If reapplying doesn't improve at all it will definitely be a contact issue.

Other than that replacing it with Honeywell ptm 7950 instead of lm could give results since it is thick for contact .


Thanks for the advice. I'll make sure to consider upsiren ux pro the next time, 16.8 W/mK sounds huuuuge (if true).

Not sure if I'm ready to deal with LM, from what I've seen the process isn't that easy + there's a huge risk of electrical damage if done improperly. And I don't think I know repair shops which I trust enough to do it for me 'professionally'. 

Also, the more I think about it, a contact issue could really be the case.

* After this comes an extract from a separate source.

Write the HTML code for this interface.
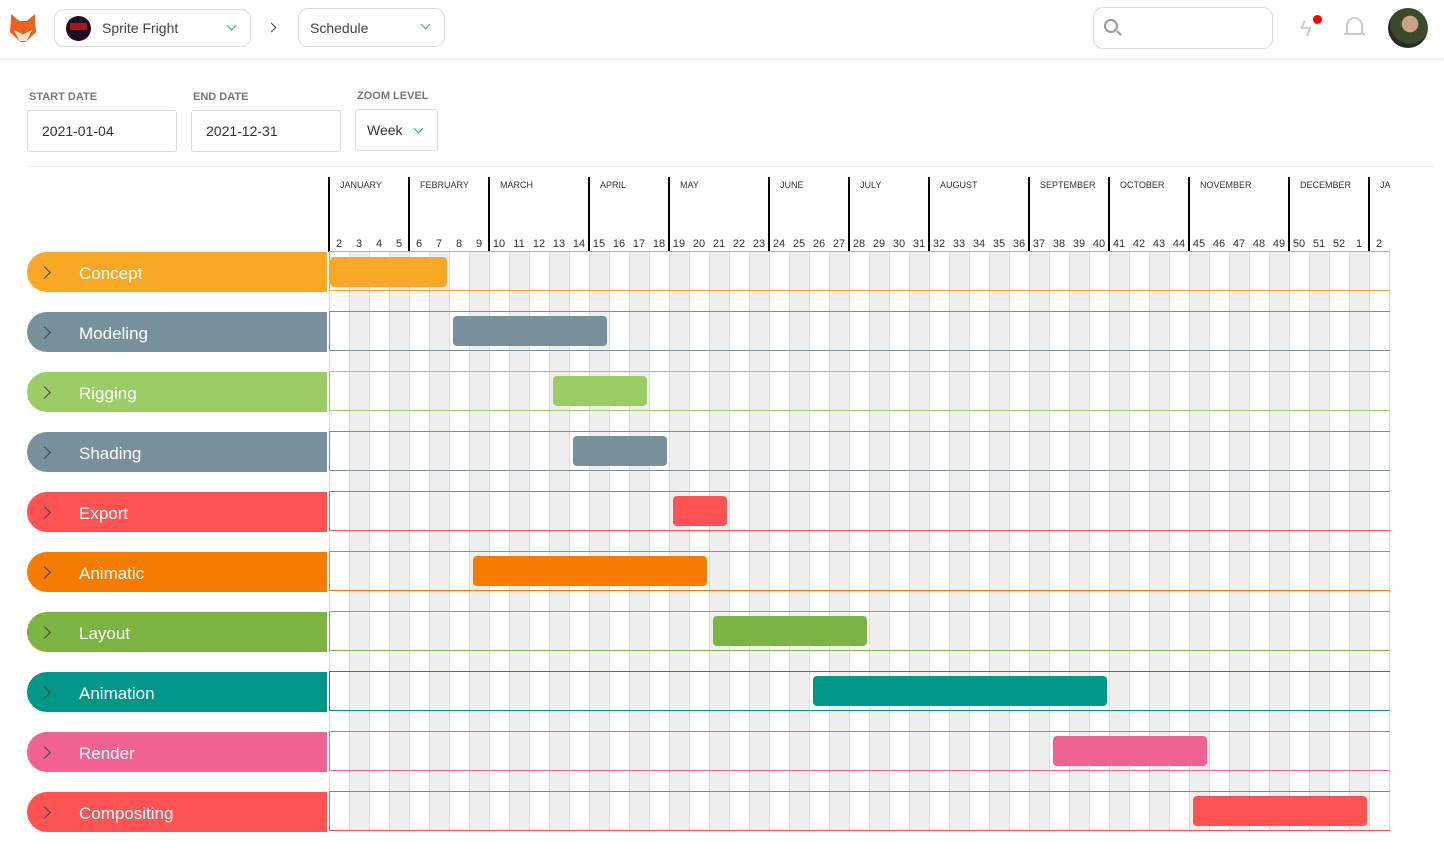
<!DOCTYPE html>
<html><head><meta charset="utf-8">
<style>
*{box-sizing:border-box;margin:0;padding:0}
body{width:1444px;height:853px;background:#fff;font-family:"Liberation Sans",sans-serif;position:relative;overflow:hidden;color:#333}
.a{position:absolute}
.box{position:absolute;border:1px solid #ddd;border-radius:10px;background:#fff}
.lbl{position:absolute;font-size:11px;color:#777;font-weight:bold}
.inp{position:absolute;border:1px solid #ddd;border-radius:3px;font-size:14px;color:#333;padding-left:14px;line-height:40px}
.chev{position:absolute;width:7px;height:7px;border-right:1.5px solid #22b573;border-bottom:1.5px solid #22b573;transform:rotate(45deg)}
.wk{position:absolute;top:238px;width:20px;text-align:center;font-size:11px;color:#333}
.mo{position:absolute;top:180px;font-size:9px;color:#333}
.ml{position:absolute;top:177px;width:2px;height:75px;background:#000}
.row{position:absolute;left:27px;width:300px;height:40px;border-radius:20px 0 0 20px;color:#fff;font-size:17px;line-height:43px;padding-left:52px}
.row:before{content:"";position:absolute;left:13px;top:16px;width:8px;height:8px;border-right:1.5px solid #444;border-top:1.5px solid #444;transform:rotate(45deg)}
.rb{position:absolute;left:329px;width:1061px;height:40px;border:1px solid;border-right:none}
.bar{position:absolute;height:30px;border-radius:4px}
</style></head><body>
<div class="a" style="left:0;top:0;width:1444px;height:58px;background:#fff;box-shadow:0 2px 3px rgba(0,0,0,.08)"></div>
<div class="a" style="left:10px;top:14px;width:26px;height:28px;background:#e8641c;clip-path:polygon(5% 0,35% 25%,65% 25%,95% 0,100% 65%,60% 100%,40% 100%,0 65%)"></div>
<div class="a" style="left:14px;top:30px;width:18px;height:11px;background:#fbe3d3;clip-path:polygon(0 0,50% 40%,100% 0,70% 100%,30% 100%)"></div>
<div class="box" style="left:54px;top:9px;width:197px;height:38px"></div>
<div class="a" style="left:66px;top:16px;width:25px;height:25px;border-radius:50%;background:#1a1020"></div>
<div class="a" style="left:70px;top:23px;width:17px;height:7px;background:#b01818"></div>
<div class="a" style="left:102px;top:20px;font-size:14px;color:#444">Sprite Fright</div>
<div class="chev" style="left:228px;top:22px"></div>
<div class="a" style="left:268px;top:24px;width:7px;height:7px;border-right:1.5px solid #444;border-top:1.5px solid #444;transform:rotate(45deg)"></div>
<div class="box" style="left:298px;top:8px;width:147px;height:39px"></div>
<div class="a" style="left:310px;top:20px;font-size:14px;color:#444">Schedule</div>
<div class="chev" style="left:422px;top:21px"></div>
<div class="box" style="left:1093px;top:7px;width:180px;height:42px"></div>
<div class="a" style="left:1104px;top:19px;width:14px;height:14px;border:2px solid #999;border-radius:50%"></div>
<div class="a" style="left:1116px;top:32px;width:6px;height:2px;background:#999;transform:rotate(45deg)"></div>
<div class="a" style="left:1300px;top:16px;font-size:22px;color:#ccc">&#x03DF;</div>
<div class="a" style="left:1313px;top:15px;width:9px;height:9px;border-radius:50%;background:#f00"></div>
<div class="a" style="left:1346px;top:17px;width:17px;height:17px;border:2px solid #ccc;border-bottom:none;border-radius:9px 9px 2px 2px"></div>
<div class="a" style="left:1344px;top:33px;width:21px;height:2px;background:#ccc"></div>
<div class="a" style="left:1388px;top:8px;width:40px;height:40px;border-radius:50%;background:radial-gradient(circle at 55% 40%,#c9a088 0 25%,#3b4a2a 26% 60%,#2a2a2a 61%)"></div>
<div class="lbl" style="left:29px;top:91px">START DATE</div>
<div class="lbl" style="left:193px;top:91px">END DATE</div>
<div class="lbl" style="left:357px;top:90px">ZOOM LEVEL</div>
<div class="inp" style="left:27px;top:110px;width:150px;height:42px">2021-01-04</div>
<div class="inp" style="left:191px;top:110px;width:150px;height:42px">2021-12-31</div>
<div class="inp" style="left:355px;top:109px;width:83px;height:42px;padding-left:11px">Week</div>
<div class="chev" style="left:415px;top:125px"></div>
<div class="a" style="left:27px;top:166px;width:1407px;height:1px;background:#eee"></div>
<div class="a" style="left:329px;top:251px;width:1061px;height:580px;background:repeating-linear-gradient(90deg,#fff 0 20px,#efefef 20px 40px)"></div>
<div class="a" style="left:329px;top:251px;width:1061px;height:580px;background:repeating-linear-gradient(90deg,#ddd 0 1px,transparent 1px 20px)"></div>
<div class="ml" style="left:328px"></div><div class="mo" style="left:340px">JANUARY</div>
<div class="ml" style="left:408px"></div><div class="mo" style="left:420px">FEBRUARY</div>
<div class="ml" style="left:488px"></div><div class="mo" style="left:500px">MARCH</div>
<div class="ml" style="left:588px"></div><div class="mo" style="left:600px">APRIL</div>
<div class="ml" style="left:668px"></div><div class="mo" style="left:680px">MAY</div>
<div class="ml" style="left:768px"></div><div class="mo" style="left:780px">JUNE</div>
<div class="ml" style="left:848px"></div><div class="mo" style="left:860px">JULY</div>
<div class="ml" style="left:928px"></div><div class="mo" style="left:940px">AUGUST</div>
<div class="ml" style="left:1028px"></div><div class="mo" style="left:1040px">SEPTEMBER</div>
<div class="ml" style="left:1108px"></div><div class="mo" style="left:1120px">OCTOBER</div>
<div class="ml" style="left:1188px"></div><div class="mo" style="left:1200px">NOVEMBER</div>
<div class="ml" style="left:1288px"></div><div class="mo" style="left:1300px">DECEMBER</div>
<div class="ml" style="left:1368px"></div><div class="mo" style="left:1380px">JA</div>
<div class="wk" style="left:329px">2</div><div class="wk" style="left:349px">3</div><div class="wk" style="left:369px">4</div><div class="wk" style="left:389px">5</div>
<div class="wk" style="left:409px">6</div><div class="wk" style="left:429px">7</div><div class="wk" style="left:449px">8</div><div class="wk" style="left:469px">9</div>
<div class="wk" style="left:489px">10</div><div class="wk" style="left:509px">11</div><div class="wk" style="left:529px">12</div><div class="wk" style="left:549px">13</div><div class="wk" style="left:569px">14</div>
<div class="wk" style="left:589px">15</div><div class="wk" style="left:609px">16</div><div class="wk" style="left:629px">17</div><div class="wk" style="left:649px">18</div>
<div class="wk" style="left:669px">19</div><div class="wk" style="left:689px">20</div><div class="wk" style="left:709px">21</div><div class="wk" style="left:729px">22</div><div class="wk" style="left:749px">23</div>
<div class="wk" style="left:769px">24</div><div class="wk" style="left:789px">25</div><div class="wk" style="left:809px">26</div><div class="wk" style="left:829px">27</div>
<div class="wk" style="left:849px">28</div><div class="wk" style="left:869px">29</div><div class="wk" style="left:889px">30</div><div class="wk" style="left:909px">31</div>
<div class="wk" style="left:929px">32</div><div class="wk" style="left:949px">33</div><div class="wk" style="left:969px">34</div><div class="wk" style="left:989px">35</div><div class="wk" style="left:1009px">36</div>
<div class="wk" style="left:1029px">37</div><div class="wk" style="left:1049px">38</div><div class="wk" style="left:1069px">39</div><div class="wk" style="left:1089px">40</div>
<div class="wk" style="left:1109px">41</div><div class="wk" style="left:1129px">42</div><div class="wk" style="left:1149px">43</div><div class="wk" style="left:1169px">44</div>
<div class="wk" style="left:1189px">45</div><div class="wk" style="left:1209px">46</div><div class="wk" style="left:1229px">47</div><div class="wk" style="left:1249px">48</div><div class="wk" style="left:1269px">49</div>
<div class="wk" style="left:1289px">50</div><div class="wk" style="left:1309px">51</div><div class="wk" style="left:1329px">52</div><div class="wk" style="left:1349px">1</div>
<div class="wk" style="left:1369px">2</div>
<div class="row" style="top:252px;background:#f9a825">Concept</div>
<div class="rb" style="top:251px;border-color:#f9a825"></div>
<div class="bar" style="left:330px;top:257px;width:117px;background:#f9a825"></div>
<div class="row" style="top:312px;background:#78909c">Modeling</div>
<div class="rb" style="top:311px;border-color:#78909c"></div>
<div class="bar" style="left:453px;top:316px;width:154px;background:#78909c"></div>
<div class="row" style="top:372px;background:#9ccc65">Rigging</div>
<div class="rb" style="top:371px;border-color:#9ccc65"></div>
<div class="bar" style="left:553px;top:376px;width:94px;background:#9ccc65"></div>
<div class="row" style="top:432px;background:#78909c">Shading</div>
<div class="rb" style="top:431px;border-color:#78909c"></div>
<div class="bar" style="left:573px;top:436px;width:94px;background:#78909c"></div>
<div class="row" style="top:492px;background:#ff5252">Export</div>
<div class="rb" style="top:491px;border-color:#ff5252"></div>
<div class="bar" style="left:673px;top:496px;width:54px;background:#ff5252"></div>
<div class="row" style="top:552px;background:#f57c00">Animatic</div>
<div class="rb" style="top:551px;border-color:#f57c00"></div>
<div class="bar" style="left:473px;top:556px;width:234px;background:#f57c00"></div>
<div class="row" style="top:612px;background:#7cb342">Layout</div>
<div class="rb" style="top:611px;border-color:#7cb342"></div>
<div class="bar" style="left:713px;top:616px;width:154px;background:#7cb342"></div>
<div class="row" style="top:672px;background:#009688">Animation</div>
<div class="rb" style="top:671px;border-color:#009688"></div>
<div class="bar" style="left:813px;top:676px;width:294px;background:#009688"></div>
<div class="row" style="top:732px;background:#f06292">Render</div>
<div class="rb" style="top:731px;border-color:#f06292"></div>
<div class="bar" style="left:1053px;top:736px;width:154px;background:#f06292"></div>
<div class="row" style="top:792px;background:#ff5252">Compositing</div>
<div class="rb" style="top:791px;border-color:#ff5252"></div>
<div class="bar" style="left:1193px;top:796px;width:174px;background:#ff5252"></div>
</body></html>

This time around when I lifted the heatsink I noticed that thermal paste hasn't spread that well on the GPU crystal and the corresponding heatsink area, like it has on CPU. Here's the photo (don't mind the solid thermal pads, I got rid of them): 20230904_135840371_iOS.jpg

I don't really know if that's normal paste spreading or there's something wrong with the contact on GPU side.

izy
Level 11

Yeah looks like uneven pressure/spreading on GPU since paste has shifted left


@izy wrote:

Yeah looks like uneven pressure/spreading on GPU since paste has shifted left


Is there any 'easy' way to fix it without buying a new heatsink?